(What is expected) Transcribe the full listing exactly, and drop every picture.

-- Begin --

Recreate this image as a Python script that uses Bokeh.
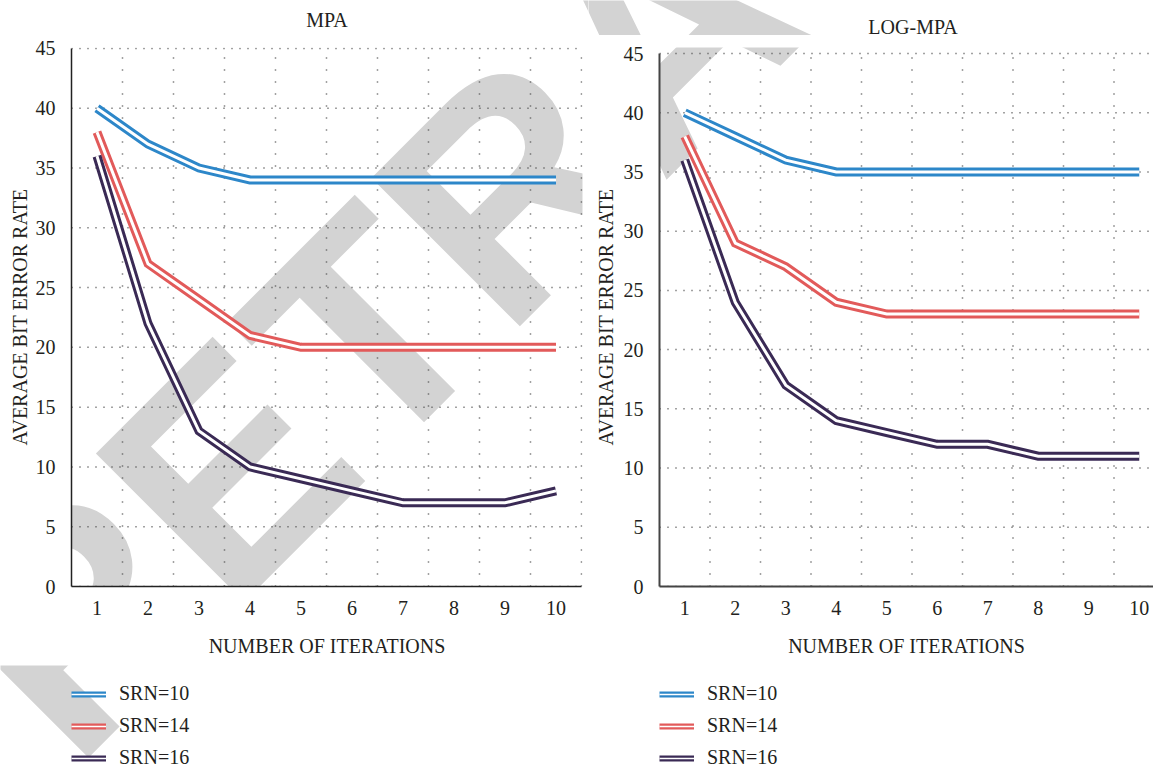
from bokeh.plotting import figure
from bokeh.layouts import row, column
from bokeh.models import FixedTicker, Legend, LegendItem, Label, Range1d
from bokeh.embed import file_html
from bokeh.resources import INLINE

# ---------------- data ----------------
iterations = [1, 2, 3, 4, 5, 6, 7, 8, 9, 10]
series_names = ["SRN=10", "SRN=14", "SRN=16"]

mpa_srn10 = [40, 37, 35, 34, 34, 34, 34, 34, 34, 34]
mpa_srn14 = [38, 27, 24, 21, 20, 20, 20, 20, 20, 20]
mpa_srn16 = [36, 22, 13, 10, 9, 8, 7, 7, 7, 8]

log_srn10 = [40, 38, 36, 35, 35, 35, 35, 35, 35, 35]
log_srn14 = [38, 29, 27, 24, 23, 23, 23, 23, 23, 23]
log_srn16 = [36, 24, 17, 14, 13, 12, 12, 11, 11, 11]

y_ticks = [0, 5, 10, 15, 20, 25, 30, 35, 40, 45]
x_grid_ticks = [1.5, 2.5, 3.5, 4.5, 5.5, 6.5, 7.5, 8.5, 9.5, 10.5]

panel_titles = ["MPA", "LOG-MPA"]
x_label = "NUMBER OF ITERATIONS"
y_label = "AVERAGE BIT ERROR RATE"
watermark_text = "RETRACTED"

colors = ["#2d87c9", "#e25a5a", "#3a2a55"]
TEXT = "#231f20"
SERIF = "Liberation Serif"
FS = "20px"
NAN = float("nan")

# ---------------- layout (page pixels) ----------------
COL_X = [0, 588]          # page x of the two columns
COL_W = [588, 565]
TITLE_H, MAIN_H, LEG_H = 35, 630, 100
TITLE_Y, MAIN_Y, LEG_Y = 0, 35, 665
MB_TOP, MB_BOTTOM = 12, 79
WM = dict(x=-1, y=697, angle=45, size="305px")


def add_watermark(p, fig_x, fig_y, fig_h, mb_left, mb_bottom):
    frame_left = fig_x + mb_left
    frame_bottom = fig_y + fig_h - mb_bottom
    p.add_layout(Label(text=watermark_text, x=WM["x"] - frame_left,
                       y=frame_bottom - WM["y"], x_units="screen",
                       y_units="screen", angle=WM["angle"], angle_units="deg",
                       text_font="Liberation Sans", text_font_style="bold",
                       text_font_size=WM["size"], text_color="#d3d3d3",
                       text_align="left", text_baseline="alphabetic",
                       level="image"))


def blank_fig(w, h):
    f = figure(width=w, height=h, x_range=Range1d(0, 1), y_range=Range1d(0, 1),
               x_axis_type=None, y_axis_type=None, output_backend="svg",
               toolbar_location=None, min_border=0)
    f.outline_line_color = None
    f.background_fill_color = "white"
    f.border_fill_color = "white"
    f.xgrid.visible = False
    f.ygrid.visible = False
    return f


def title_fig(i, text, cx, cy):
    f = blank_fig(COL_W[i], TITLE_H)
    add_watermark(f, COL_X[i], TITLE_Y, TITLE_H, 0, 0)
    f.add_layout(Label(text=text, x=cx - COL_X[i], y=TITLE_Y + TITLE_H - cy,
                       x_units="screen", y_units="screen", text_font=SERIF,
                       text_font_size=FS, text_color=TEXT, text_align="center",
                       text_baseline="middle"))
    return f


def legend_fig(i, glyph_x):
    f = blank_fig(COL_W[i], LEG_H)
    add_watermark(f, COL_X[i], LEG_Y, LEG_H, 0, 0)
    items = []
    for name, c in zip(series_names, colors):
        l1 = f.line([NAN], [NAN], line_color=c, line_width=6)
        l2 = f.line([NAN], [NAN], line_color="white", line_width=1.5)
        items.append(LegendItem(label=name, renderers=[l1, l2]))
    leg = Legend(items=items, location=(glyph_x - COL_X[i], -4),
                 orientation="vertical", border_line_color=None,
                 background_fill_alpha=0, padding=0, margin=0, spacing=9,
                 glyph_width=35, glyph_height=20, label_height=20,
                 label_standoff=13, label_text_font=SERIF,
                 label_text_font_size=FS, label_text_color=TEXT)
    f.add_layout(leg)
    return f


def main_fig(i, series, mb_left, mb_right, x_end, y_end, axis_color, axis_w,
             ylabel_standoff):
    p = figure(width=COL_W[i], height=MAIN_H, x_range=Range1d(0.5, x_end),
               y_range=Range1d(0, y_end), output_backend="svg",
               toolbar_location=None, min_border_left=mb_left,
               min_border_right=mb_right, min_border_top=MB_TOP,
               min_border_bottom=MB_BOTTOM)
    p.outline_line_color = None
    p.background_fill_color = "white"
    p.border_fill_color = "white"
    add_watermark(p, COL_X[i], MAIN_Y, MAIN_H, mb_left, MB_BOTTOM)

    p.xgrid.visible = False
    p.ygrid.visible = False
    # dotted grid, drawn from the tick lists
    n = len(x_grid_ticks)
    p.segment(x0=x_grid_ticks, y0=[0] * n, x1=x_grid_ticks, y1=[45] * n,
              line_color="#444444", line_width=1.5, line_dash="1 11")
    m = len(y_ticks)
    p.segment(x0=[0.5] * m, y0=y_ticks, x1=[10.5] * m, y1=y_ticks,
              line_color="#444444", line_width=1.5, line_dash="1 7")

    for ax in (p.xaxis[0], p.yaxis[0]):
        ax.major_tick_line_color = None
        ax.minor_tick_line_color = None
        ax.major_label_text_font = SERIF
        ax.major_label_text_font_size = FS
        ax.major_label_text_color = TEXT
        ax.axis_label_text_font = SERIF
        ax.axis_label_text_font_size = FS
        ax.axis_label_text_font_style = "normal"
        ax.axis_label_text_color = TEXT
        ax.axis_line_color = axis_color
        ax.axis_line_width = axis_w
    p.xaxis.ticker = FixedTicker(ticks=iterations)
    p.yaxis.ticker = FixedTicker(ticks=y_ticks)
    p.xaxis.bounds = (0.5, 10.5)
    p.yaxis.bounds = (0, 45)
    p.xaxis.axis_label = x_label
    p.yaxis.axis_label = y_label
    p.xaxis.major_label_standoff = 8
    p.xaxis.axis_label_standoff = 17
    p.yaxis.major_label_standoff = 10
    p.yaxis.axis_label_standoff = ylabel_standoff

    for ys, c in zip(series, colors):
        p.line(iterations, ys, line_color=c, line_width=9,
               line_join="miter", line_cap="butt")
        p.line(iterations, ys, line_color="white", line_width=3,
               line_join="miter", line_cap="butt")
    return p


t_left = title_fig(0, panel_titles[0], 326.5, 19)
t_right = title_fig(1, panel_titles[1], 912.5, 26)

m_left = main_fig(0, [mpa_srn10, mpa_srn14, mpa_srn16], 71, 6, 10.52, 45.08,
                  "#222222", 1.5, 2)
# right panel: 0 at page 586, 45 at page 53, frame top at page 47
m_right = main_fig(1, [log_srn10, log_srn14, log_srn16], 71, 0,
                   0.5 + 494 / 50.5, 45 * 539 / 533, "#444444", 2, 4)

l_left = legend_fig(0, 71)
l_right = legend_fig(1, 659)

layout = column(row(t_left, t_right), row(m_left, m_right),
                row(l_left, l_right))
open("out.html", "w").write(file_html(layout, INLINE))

-- End --

(Solution to the exercise)
Recreate this image as a Python script that uses Bokeh.
from bokeh.plotting import figure
from bokeh.layouts import row, column
from bokeh.models import FixedTicker, Legend, LegendItem, Label, Range1d
from bokeh.embed import file_html
from bokeh.resources import INLINE

# ---------------- data ----------------
iterations = [1, 2, 3, 4, 5, 6, 7, 8, 9, 10]
series_names = ["SRN=10", "SRN=14", "SRN=16"]

mpa_srn10 = [40, 37, 35, 34, 34, 34, 34, 34, 34, 34]
mpa_srn14 = [38, 27, 24, 21, 20, 20, 20, 20, 20, 20]
mpa_srn16 = [36, 22, 13, 10, 9, 8, 7, 7, 7, 8]

log_srn10 = [40, 38, 36, 35, 35, 35, 35, 35, 35, 35]
log_srn14 = [38, 29, 27, 24, 23, 23, 23, 23, 23, 23]
log_srn16 = [36, 24, 17, 14, 13, 12, 12, 11, 11, 11]

y_ticks = [0, 5, 10, 15, 20, 25, 30, 35, 40, 45]
x_grid_ticks = [1.5, 2.5, 3.5, 4.5, 5.5, 6.5, 7.5, 8.5, 9.5, 10.5]

panel_titles = ["MPA", "LOG-MPA"]
x_label = "NUMBER OF ITERATIONS"
y_label = "AVERAGE BIT ERROR RATE"
watermark_text = "RETRACTED"

colors = ["#2d87c9", "#e25a5a", "#3a2a55"]
TEXT = "#231f20"
SERIF = "Liberation Serif"
FS = "20px"
NAN = float("nan")

# ---------------- layout (page pixels) ----------------
COL_X = [0, 588]          # page x of the two columns
COL_W = [588, 565]
TITLE_H, MAIN_H, LEG_H = 35, 630, 100
TITLE_Y, MAIN_Y, LEG_Y = 0, 35, 665
MB_TOP, MB_BOTTOM = 12, 79
WM = dict(x=-1, y=697, angle=45, size="305px")


def add_watermark(p, fig_x, fig_y, fig_h, mb_left, mb_bottom):
    frame_left = fig_x + mb_left
    frame_bottom = fig_y + fig_h - mb_bottom
    p.add_layout(Label(text=watermark_text, x=WM["x"] - frame_left,
                       y=frame_bottom - WM["y"], x_units="screen",
                       y_units="screen", angle=WM["angle"], angle_units="deg",
                       text_font="Liberation Sans", text_font_style="bold",
                       text_font_size=WM["size"], text_color="#d3d3d3",
                       text_align="left", text_baseline="alphabetic",
                       level="image"))


def blank_fig(w, h):
    f = figure(width=w, height=h, x_range=Range1d(0, 1), y_range=Range1d(0, 1),
               x_axis_type=None, y_axis_type=None, output_backend="svg",
               toolbar_location=None, min_border=0)
    f.outline_line_color = None
    f.background_fill_color = "white"
    f.border_fill_color = "white"
    f.xgrid.visible = False
    f.ygrid.visible = False
    return f


def title_fig(i, text, cx, cy):
    f = blank_fig(COL_W[i], TITLE_H)
    add_watermark(f, COL_X[i], TITLE_Y, TITLE_H, 0, 0)
    f.add_layout(Label(text=text, x=cx - COL_X[i], y=TITLE_Y + TITLE_H - cy,
                       x_units="screen", y_units="screen", text_font=SERIF,
                       text_font_size=FS, text_color=TEXT, text_align="center",
                       text_baseline="middle"))
    return f


def legend_fig(i, glyph_x):
    f = blank_fig(COL_W[i], LEG_H)
    add_watermark(f, COL_X[i], LEG_Y, LEG_H, 0, 0)
    items = []
    for name, c in zip(series_names, colors):
        l1 = f.line([NAN], [NAN], line_color=c, line_width=6)
        l2 = f.line([NAN], [NAN], line_color="white", line_width=1.5)
        items.append(LegendItem(label=name, renderers=[l1, l2]))
    leg = Legend(items=items, location=(glyph_x - COL_X[i], -4),
                 orientation="vertical", border_line_color=None,
                 background_fill_alpha=0, padding=0, margin=0, spacing=9,
                 glyph_width=35, glyph_height=20, label_height=20,
                 label_standoff=13, label_text_font=SERIF,
                 label_text_font_size=FS, label_text_color=TEXT)
    f.add_layout(leg)
    return f


def main_fig(i, series, mb_left, mb_right, x_end, y_end, axis_color, axis_w,
             ylabel_standoff):
    p = figure(width=COL_W[i], height=MAIN_H, x_range=Range1d(0.5, x_end),
               y_range=Range1d(0, y_end), output_backend="svg",
               toolbar_location=None, min_border_left=mb_left,
               min_border_right=mb_right, min_border_top=MB_TOP,
               min_border_bottom=MB_BOTTOM)
    p.outline_line_color = None
    p.background_fill_color = "white"
    p.border_fill_color = "white"
    add_watermark(p, COL_X[i], MAIN_Y, MAIN_H, mb_left, MB_BOTTOM)

    p.xgrid.visible = False
    p.ygrid.visible = False
    # dotted grid, drawn from the tick lists
    n = len(x_grid_ticks)
    p.segment(x0=x_grid_ticks, y0=[0] * n, x1=x_grid_ticks, y1=[45] * n,
              line_color="#444444", line_width=1.5, line_dash="1 11")
    m = len(y_ticks)
    p.segment(x0=[0.5] * m, y0=y_ticks, x1=[10.5] * m, y1=y_ticks,
              line_color="#444444", line_width=1.5, line_dash="1 7")

    for ax in (p.xaxis[0], p.yaxis[0]):
        ax.major_tick_line_color = None
        ax.minor_tick_line_color = None
        ax.major_label_text_font = SERIF
        ax.major_label_text_font_size = FS
        ax.major_label_text_color = TEXT
        ax.axis_label_text_font = SERIF
        ax.axis_label_text_font_size = FS
        ax.axis_label_text_font_style = "normal"
        ax.axis_label_text_color = TEXT
        ax.axis_line_color = axis_color
        ax.axis_line_width = axis_w
    p.xaxis.ticker = FixedTicker(ticks=iterations)
    p.yaxis.ticker = FixedTicker(ticks=y_ticks)
    p.xaxis.bounds = (0.5, 10.5)
    p.yaxis.bounds = (0, 45)
    p.xaxis.axis_label = x_label
    p.yaxis.axis_label = y_label
    p.xaxis.major_label_standoff = 8
    p.xaxis.axis_label_standoff = 17
    p.yaxis.major_label_standoff = 10
    p.yaxis.axis_label_standoff = ylabel_standoff

    for ys, c in zip(series, colors):
        p.line(iterations, ys, line_color=c, line_width=9,
               line_join="miter", line_cap="butt")
        p.line(iterations, ys, line_color="white", line_width=3,
               line_join="miter", line_cap="butt")
    return p


t_left = title_fig(0, panel_titles[0], 326.5, 19)
t_right = title_fig(1, panel_titles[1], 912.5, 26)

m_left = main_fig(0, [mpa_srn10, mpa_srn14, mpa_srn16], 71, 6, 10.52, 45.08,
                  "#222222", 1.5, 2)
# right panel: 0 at page 586, 45 at page 53, frame top at page 47
m_right = main_fig(1, [log_srn10, log_srn14, log_srn16], 71, 0,
                   0.5 + 494 / 50.5, 45 * 539 / 533, "#444444", 2, 4)

l_left = legend_fig(0, 71)
l_right = legend_fig(1, 659)

layout = column(row(t_left, t_right), row(m_left, m_right),
                row(l_left, l_right))
open("out.html", "w").write(file_html(layout, INLINE))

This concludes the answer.